Begin

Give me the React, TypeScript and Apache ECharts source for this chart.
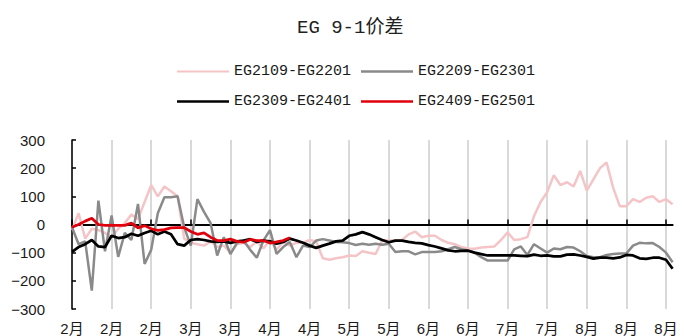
import React, { useEffect, useRef } from "react";
import * as echarts from "echarts";

const tickLabels = ["2月", "2月", "2月", "3月", "3月", "4月", "4月", "5月", "5月", "6月", "6月", "7月", "7月", "8月", "8月", "8月"];

const seriesNames = ["EG2109-EG2201", "EG2209-EG2301", "EG2309-EG2401", "EG2409-EG2501"];

const eg2109 = [
  -20, 40, -50, -15, -20, -30, -45, -15, 5, 35, 20, 80, 140, 100, 135, 118, 100, -50, -65, -70,
  -75, -60, -80, -75, -100, -70, -65, -80, -60, -85, -55, -90, -60, -75, -65, -65, -55, -60, -120, -125,
  -120, -116, -110, -112, -95, -100, -105, -57, -57, -57, -55, -35, -25, -45, -40, -40, -55, -65, -70, -80,
  -85, -86, -82, -80, -78, -55, -28, -55, -52, -45, 30, 80, 115, 175, 140, 150, 135, 190, 120, 160,
  200, 220, 130, 65, 65, 90, 80, 95, 100, 80, 90, 72,
];

const eg2209 = [
  -10, -70, -60, -235, 85, -95, 32, -115, -30, -55, 73, -140, -90, 40, 97, 97, 100, -10, -75, 90,
  45, 5, -110, -45, -105, -65, -57, -90, -118, -57, -20, -104, -80, -62, -116, -75, -80, -57, -52, -57,
  -62, -63, -66, -73, -68, -72, -68, -72, -68, -98, -95, -95, -106, -98, -98, -98, -95, -88, -80, -88,
  -92, -100, -116, -128, -128, -128, -128, -88, -78, -108, -70, -85, -100, -85, -88, -80, -82, -95, -112, -116,
  -116, -108, -105, -103, -103, -75, -65, -67, -66, -80, -100, -134,
];

const eg2309 = [
  -97, -80, -70, -55, -78, -80, -40, -48, -45, -33, -40, -30, -22, -35, -25, -35, -70, -75, -55, -52,
  -55, -60, -62, -60, -65, -60, -57, -52, -62, -57, -60, -68, -62, -50, -57, -65, -75, -83, -75, -68,
  -60, -57, -40, -35, -27, -35, -45, -55, -63, -57, -57, -62, -65, -67, -73, -78, -85, -92, -95, -94,
  -93, -100, -105, -110, -110, -110, -110, -110, -111, -112, -107, -111, -110, -113, -113, -107, -106, -110, -115, -121,
  -118, -118, -120, -117, -108, -110, -120, -122, -118, -118, -125, -157,
];

const eg2409: (number | null)[] = [
  -10, 0, 12, 22, 0, -3, -3, -3, -3, 5, -12, -4, -15, -21, -18, -12, -11, -11, -25, -35,
  -30, -45, -57, -57, -52, -60, -63, -53, -57, -57, -66, -62, -57, -47,
];

const categories = eg2309.map((_, i) => String(i));

const colors = ["#f5c4c6", "#8a8a8a", "#000000", "#e0000b"];
const widths = [2.5, 2.5, 2.75, 2.75];
const legendHeights = [2, 2.5, 2.5, 2.5];
const seriesData = [eg2109, eg2209, eg2309, eg2409];

const legendPos = [
  { left: 172, top: 59 },
  { left: 356, top: 59 },
  { left: 172, top: 89 },
  { left: 356, top: 89 },
];

export default function App() {
  const ref = useRef<HTMLDivElement>(null);

  useEffect(() => {
    if (!ref.current) return;
    const chart = echarts.init(ref.current, undefined, { renderer: "svg" });
    const latin = "'Liberation Sans', 'Noto Sans CJK SC', sans-serif";
    const mono = "'Liberation Mono', 'Noto Sans CJK SC', monospace";
    chart.setOption({
      animation: false,
      backgroundColor: "#ffffff",
      title: {
        text: "EG 9-1价差",
        left: 292,
        top: 13,
        textStyle: { fontFamily: mono, fontSize: 19, fontWeight: "normal", color: "#222" },
      },
      legend: seriesNames.map((name, i) => ({
        data: [name],
        left: legendPos[i].left,
        top: legendPos[i].top,
        icon: "rect",
        itemWidth: 52,
        itemHeight: legendHeights[i],
        textStyle: { fontFamily: mono, fontSize: 15, color: "#1a1a1a" },
      })),
      grid: { left: 72, right: 11.4, top: 140, bottom: 27, outerBoundsMode: "none" },
      xAxis: [
        {
          type: "category",
          data: categories,
          boundaryGap: false,
          position: "bottom",
          axisLine: { show: false, onZero: false },
          axisTick: { show: false },
          axisLabel: {
            interval: 5,
            margin: 12,
            fontFamily: latin,
            fontSize: 15,
            color: "#1a1a1a",
            formatter: (_v: string, idx: number) => tickLabels[Math.round(idx / 6)] ?? "",
          },
          splitLine: { show: true, interval: 5, lineStyle: { color: "#d9d9d9", width: 2 } },
        },
        {
          type: "category",
          data: categories,
          boundaryGap: false,
          position: "bottom",
          axisLine: { show: true, onZero: true, lineStyle: { color: "#000", width: 2 } },
          axisTick: { show: true, inside: true, interval: 5, length: 5, lineStyle: { color: "#000", width: 1.5 } },
          axisLabel: { show: false },
          splitLine: { show: false },
        },
      ],
      yAxis: {
        type: "value",
        min: -300,
        max: 300,
        interval: 100,
        axisLine: { show: true, lineStyle: { color: "#000", width: 1.5 } },
        axisTick: { show: true, inside: true, length: 4, lineStyle: { color: "#000", width: 1.5 } },
        splitLine: { show: false },
        axisLabel: {
          margin: 27,
          fontFamily: latin,
          fontSize: 15,
          color: "#1a1a1a",
          formatter: (v: number) => (v < 0 ? "\u2212" + Math.abs(v) : String(v)),
        },
      },
      series: seriesNames.map((name, i) => ({
        name,
        type: "line",
        xAxisIndex: 0,
        yAxisIndex: 0,
        symbol: "none",
        data: seriesData[i],
        lineStyle: { color: colors[i], width: widths[i] },
        itemStyle: { color: colors[i] },
      })),
    });
    return () => chart.dispose();
  }, []);

  return <div ref={ref} style={{ position: "fixed", left: 0, top: 0, width: 684, height: 336 }} />;
}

End

WHAT YOU ARE ASKED TO DO
Search the data for "React". Copy every line that has it.

RESULT OF THE TASK
Give me the React, TypeScript and Apache ECharts source for this chart.
import React, { useEffect, useRef } from "react";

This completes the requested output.